The characters' accents place them all in Bennett's home town of Leeds in the Midlands. In "Her Big Chance," Leslie (Valerie Mahaffey), a not-very-bright actress pulling closed a fuchsia dressing gown, tells how she got to star in a movie. It turns out to be a soft-porn epic, she wasn't much more than an extra, and in the course of the narrative, we learn that she shot some men with a harpoon gun, agreed to take off her clothes, consorted with a drug trafficker indeed, it's a shaggy dog thriller.

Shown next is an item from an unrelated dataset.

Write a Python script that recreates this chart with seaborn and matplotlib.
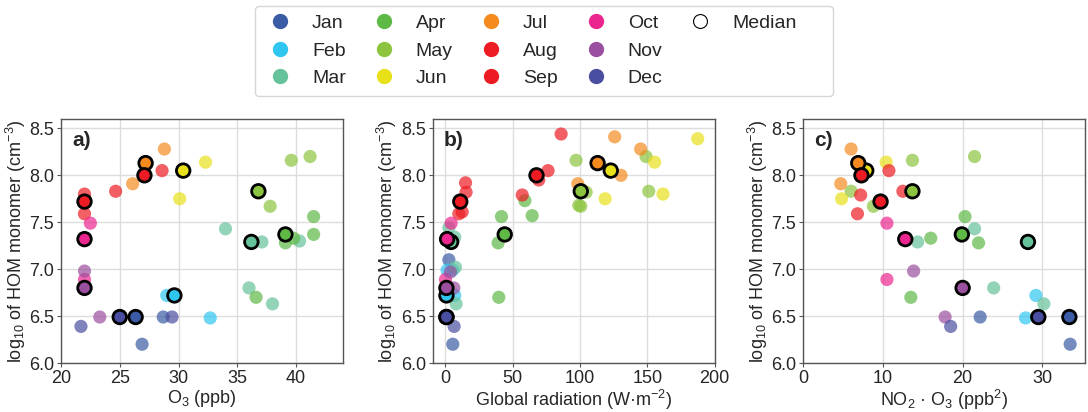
import matplotlib
matplotlib.use("Agg")
import matplotlib.pyplot as plt
from matplotlib.lines import Line2D
import seaborn as sns
import pandas as pd

months = ["Jan", "Feb", "Mar", "Apr", "May", "Jun", "Jul", "Aug", "Sep", "Oct", "Nov", "Dec"]
month_colors = ["#3b5ba5", "#2fc6f0", "#66c29a", "#5fb946", "#8cc43f", "#e8e11a",
                "#f58a1f", "#ed1c24", "#ed1c24", "#ec268f", "#9b4f9f", "#4a4ea0"]

# Median values per month (same y for all panels)
med_y = [6.49, 6.72, 7.29, 7.37, 7.83, 8.05, 8.13, 8.00, 7.72, 7.32, 6.80, 6.49]
med_x_a = [26.35, 29.65, 36.2, 39.1, 36.8, 30.4, 27.2, 27.1, 22.0, 22.0, 22.0, 25.0]
med_x_b = [0.7, 0.7, 4.2, 44.0, 100.5, 122.8, 113.0, 67.6, 11.0, 1.2, 0.7, 0.7]
med_x_c = [33.4, None, 28.2, 19.9, 13.7, 7.9, 6.9, 7.3, 9.7, 12.8, 20.0, 29.5]

# Panel a: O3
a_month = ["Jan", "Jan", "Feb", "Feb", "Mar", "Mar", "Mar", "Mar", "Mar",
           "Apr", "Apr", "Apr", "Apr", "Apr", "May", "May", "May", "Jun", "Jun",
           "Jul", "Jul", "Aug", "Aug", "Sep", "Sep", "Oct", "Oct", "Nov", "Nov", "Dec", "Dec"]
a_x = [26.9, 28.7, 29.0, 32.7, 34.0, 37.1, 36.0, 38.0, 40.3,
       36.6, 39.8, 41.5, 41.5, 39.1, 37.8, 39.6, 41.2, 32.3, 30.1,
       28.8, 26.1, 28.6, 24.65, 22.0, 22.0, 22.5, 22.0, 22.0, 23.3, 21.7, 29.45]
a_y = [6.20, 6.49, 6.72, 6.48, 7.43, 7.29, 6.80, 6.63, 7.30,
       6.70, 7.33, 7.56, 7.37, 7.28, 7.67, 8.16, 8.20, 8.14, 7.75,
       8.28, 7.91, 8.05, 7.83, 7.80, 7.59, 7.49, 6.89, 6.98, 6.49, 6.39, 6.49]

# Panel b: global radiation
b_month = ["Jan", "Jan", "Feb", "Feb", "Feb", "Mar", "Mar", "Mar", "Mar",
           "Apr", "Apr", "Apr", "Apr", "Apr", "May", "May", "May", "May", "May", "May",
           "Jun", "Jun", "Jun", "Jun", "Jul", "Jul", "Jul", "Jul",
           "Aug", "Aug", "Aug", "Aug", "Sep", "Sep", "Sep", "Sep",
           "Oct", "Oct", "Nov", "Nov", "Dec"]
b_x = [5.4, 2.5, 1.2, 5.4, 6.9, 2.5, 6.9, 7.4, 7.9,
       59.0, 64.4, 41.6, 39.1, 39.6, 97.0, 149.0, 104.5, 151.0, 99.0, 100.5,
       187.4, 155.4, 161.6, 118.6, 125.7, 145.0, 130.4, 98.3,
       85.9, 76.2, 69.3, 57.0, 14.9, 15.3, 12.4, 9.9,
       4.2, 0.0, 3.7, 6.2, 6.4]
b_y = [6.20, 7.10, 6.99, 6.99, 6.72, 7.44, 7.34, 7.02, 6.63,
       7.73, 7.57, 7.56, 7.28, 6.70, 8.16, 8.20, 7.82, 7.83, 7.68, 7.67,
       8.39, 8.14, 7.80, 7.75, 8.41, 8.28, 8.00, 7.91,
       8.44, 8.05, 7.95, 7.79, 7.92, 7.82, 7.61, 7.59,
       7.49, 6.89, 6.97, 6.80, 6.39]

# Panel c: NO2*O3
c_month = ["Jan", "Jan", "Feb", "Feb", "Mar", "Mar", "Mar", "Mar",
           "Apr", "Apr", "Apr", "Apr", "May", "May", "May", "May", "Jun", "Jun",
           "Jul", "Jul", "Aug", "Aug", "Sep", "Sep", "Oct", "Oct", "Nov", "Nov", "Dec"]
c_x = [33.5, 22.2, 29.2, 27.9, 14.35, 21.5, 23.9, 30.2,
       16.0, 20.3, 22.0, 13.5, 13.7, 21.5, 6.0, 8.8, 10.4, 4.8,
       6.0, 4.7, 10.75, 12.5, 7.2, 6.8, 10.5, 10.5, 13.85, 17.8, 18.5]
c_y = [6.20, 6.49, 6.72, 6.48, 7.29, 7.43, 6.80, 6.63,
       7.33, 7.56, 7.28, 6.70, 8.16, 8.20, 7.83, 7.67, 8.14, 7.75,
       8.28, 7.91, 8.05, 7.83, 7.79, 7.59, 7.49, 6.89, 6.98, 6.49, 6.39]

x_labels = ["O$_3$ (ppb)", "Global radiation (W·m$^{-2}$)", "NO$_2$ · O$_3$ (ppb$^2$)"]
panel_tags = ["a)", "b)", "c)"]
x_limits = [(20, 44), (-9.5, 200), (0, 35.4)]
x_ticks = [[20, 25, 30, 35, 40], [0, 50, 100, 150, 200], [0, 10, 20, 30]]
y_ticks = [6.0, 6.5, 7.0, 7.5, 8.0, 8.5]

sns.set_style("white")
plt.rcParams["font.family"] = ["Liberation Sans", "DejaVu Sans"]
plt.rcParams["mathtext.fontset"] = "custom"
plt.rcParams["mathtext.rm"] = "Liberation Sans"
plt.rcParams["mathtext.it"] = "Liberation Sans:italic"
plt.rcParams["mathtext.bf"] = "Liberation Sans:bold"

palette = dict(zip(months, month_colors))

fig = plt.figure(figsize=(10.88, 4.12), dpi=100)
lefts = [61 / 1088, 432.7 / 1088, 803.3 / 1088]
width = 282 / 1088
bottom = 49 / 412
height = 244 / 412

panels = [(a_month, a_x, a_y, med_x_a), (b_month, b_x, b_y, med_x_b), (c_month, c_x, c_y, med_x_c)]

for i, (pm, px, py, mx) in enumerate(panels):
    ax = fig.add_axes([lefts[i], bottom, width, height])
    ax.set_axisbelow(True)
    ax.grid(True, color="#dddddd", linewidth=1.0)
    df = pd.DataFrame({"month": pm, "x": px, "y": py})
    sns.scatterplot(data=df, x="x", y="y", hue="month", palette=palette, alpha=0.7,
                    s=90, linewidth=0, legend=False, ax=ax, zorder=3)
    dm = pd.DataFrame({"month": months, "x": mx, "y": med_y}).dropna()
    sns.scatterplot(data=dm, x="x", y="y", hue="month", palette=palette,
                    s=95, edgecolor="black", linewidth=2.0, legend=False, ax=ax, zorder=4)
    ax.set_xlim(*x_limits[i])
    ax.set_ylim(6.0, 8.6)
    ax.set_xticks(x_ticks[i])
    ax.set_yticks(y_ticks)
    ax.set_yticklabels([f"{v:.1f}" for v in y_ticks])
    ax.tick_params(axis="both", labelsize=13, length=3, width=0.8, color="#555555",
                   bottom=True, left=True, pad=2)
    for sp in ax.spines.values():
        sp.set_color("#555555")
        sp.set_linewidth(1.0)
    ax.set_xlabel(x_labels[i], fontsize=13, labelpad=1)
    ax.set_ylabel("log$_{10}$ of HOM monomer (cm$^{-3}$)", fontsize=13, labelpad=1)
    ax.text(0.04, 0.95, panel_tags[i], transform=ax.transAxes, fontsize=15,
            fontweight="bold", va="top", ha="left")

handles = [Line2D([0], [0], marker="o", linestyle="", markersize=10,
                  markerfacecolor=c, markeredgecolor=c, label=m)
           for m, c in zip(months, month_colors)]
handles.append(Line2D([0], [0], marker="o", linestyle="", markersize=10,
                      markerfacecolor="white", markeredgecolor="black",
                      markeredgewidth=0.8, label="Median"))
for _ in range(2):
    handles.append(Line2D([0], [0], linestyle="", marker=None, label=" " * 17))
fig.legend(handles=handles, loc="upper center", bbox_to_anchor=(0.5, 1.0), ncol=5,
           fontsize=14, frameon=True, edgecolor="#cccccc", handletextpad=0.85,
           columnspacing=1.15, labelspacing=0.5, borderpad=0.45, handlelength=1.6,
           borderaxespad=0.3)

fig.savefig("out.png", dpi=100)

"A Chip in the Sugar," performed by Daniel Davis, is a long, drawn-out tale of how Graham, 52, deals with the exploits of his mother, 72, with whom he shares a flat. She decides to run off with a fellow she once knew who she meets by chance in the park. She is thrilled at the prospect, but it would have upturned Graham's domestic arrangement, disturbing him no end, until he learns the man is not quite what he seems.
The title character of "Miss Fozzard Finds Her Feet," offers a tour de force role for Lynn Redgrave, whose veins appear to run with sang froid. Miss Fozzard is middle-aged, unmarried and caring for a brother who has had a stroke. As her chiropodist has left town, she seeks out another whose interest in feet is, to say the least, unusual: he gets off on her walking on his back. It turns out that Miss Fozzard finds the encounters pretty enjoyable, too. As Redgrave tells the tale, the corners of her mouth pull down in quirky fashion in a face so fluidly expressive, it seems almost rubbery.
Bennett's characters are eccentrics all, and rather lonely each in their way. The problem is the thin line between the serious appreciation for example, the isolation Graham and Miss Fozzard feel living with relatives they have to care for but hardly communicate with and the tedium of the too-long-drawn-out telling.